= Exercise requirements =
Tell how many lines in the data below include the word "this". The answer is the number only.

— Begin Stored data —

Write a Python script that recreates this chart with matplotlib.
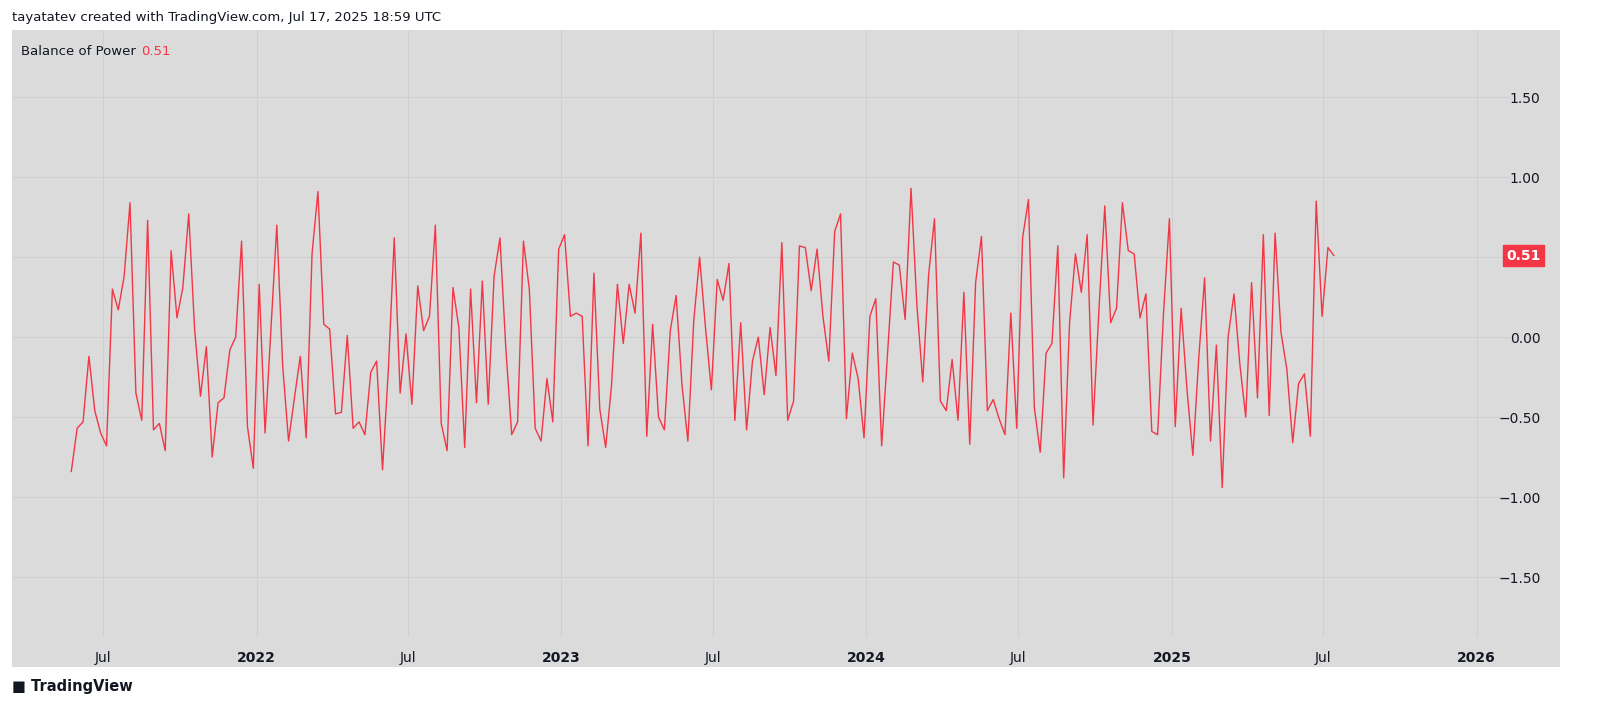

— End Stored data —
— Begin Stored data —

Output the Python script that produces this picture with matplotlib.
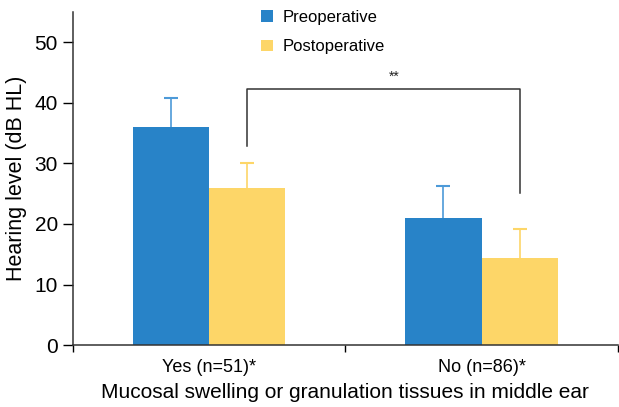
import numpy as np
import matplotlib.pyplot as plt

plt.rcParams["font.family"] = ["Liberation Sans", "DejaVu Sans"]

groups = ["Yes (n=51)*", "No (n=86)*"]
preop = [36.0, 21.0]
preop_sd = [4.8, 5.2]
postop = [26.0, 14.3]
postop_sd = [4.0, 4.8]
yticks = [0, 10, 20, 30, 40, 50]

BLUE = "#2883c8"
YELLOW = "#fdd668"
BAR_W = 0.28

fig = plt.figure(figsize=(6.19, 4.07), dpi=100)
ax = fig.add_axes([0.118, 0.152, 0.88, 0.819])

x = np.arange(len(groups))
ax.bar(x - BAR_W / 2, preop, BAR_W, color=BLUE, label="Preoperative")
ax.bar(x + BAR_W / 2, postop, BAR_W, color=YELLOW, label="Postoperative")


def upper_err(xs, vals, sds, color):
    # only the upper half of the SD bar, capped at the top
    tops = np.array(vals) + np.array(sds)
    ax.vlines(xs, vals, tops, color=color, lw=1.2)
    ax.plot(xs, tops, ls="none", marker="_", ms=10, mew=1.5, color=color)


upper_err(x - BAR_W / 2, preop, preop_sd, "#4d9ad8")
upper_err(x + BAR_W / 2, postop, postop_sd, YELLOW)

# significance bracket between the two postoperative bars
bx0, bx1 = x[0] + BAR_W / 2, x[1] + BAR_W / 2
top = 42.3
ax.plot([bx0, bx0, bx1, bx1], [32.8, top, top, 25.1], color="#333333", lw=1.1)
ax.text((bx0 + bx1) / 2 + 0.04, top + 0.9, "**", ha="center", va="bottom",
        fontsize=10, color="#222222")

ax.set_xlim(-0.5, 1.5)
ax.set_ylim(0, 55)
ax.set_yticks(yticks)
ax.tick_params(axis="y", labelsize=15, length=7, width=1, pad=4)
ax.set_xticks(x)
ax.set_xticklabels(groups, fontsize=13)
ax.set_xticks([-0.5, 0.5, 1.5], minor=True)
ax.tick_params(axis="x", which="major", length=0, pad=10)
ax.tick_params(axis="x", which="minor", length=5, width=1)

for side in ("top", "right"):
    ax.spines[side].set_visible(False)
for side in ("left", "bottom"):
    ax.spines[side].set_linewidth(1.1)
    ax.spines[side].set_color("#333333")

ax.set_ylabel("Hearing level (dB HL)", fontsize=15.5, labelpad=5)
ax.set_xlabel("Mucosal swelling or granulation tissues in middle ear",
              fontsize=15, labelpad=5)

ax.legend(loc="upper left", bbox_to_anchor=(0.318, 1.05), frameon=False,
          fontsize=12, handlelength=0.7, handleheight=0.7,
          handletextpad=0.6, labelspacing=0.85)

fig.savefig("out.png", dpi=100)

— End Stored data —

= Solution to the exercise =
2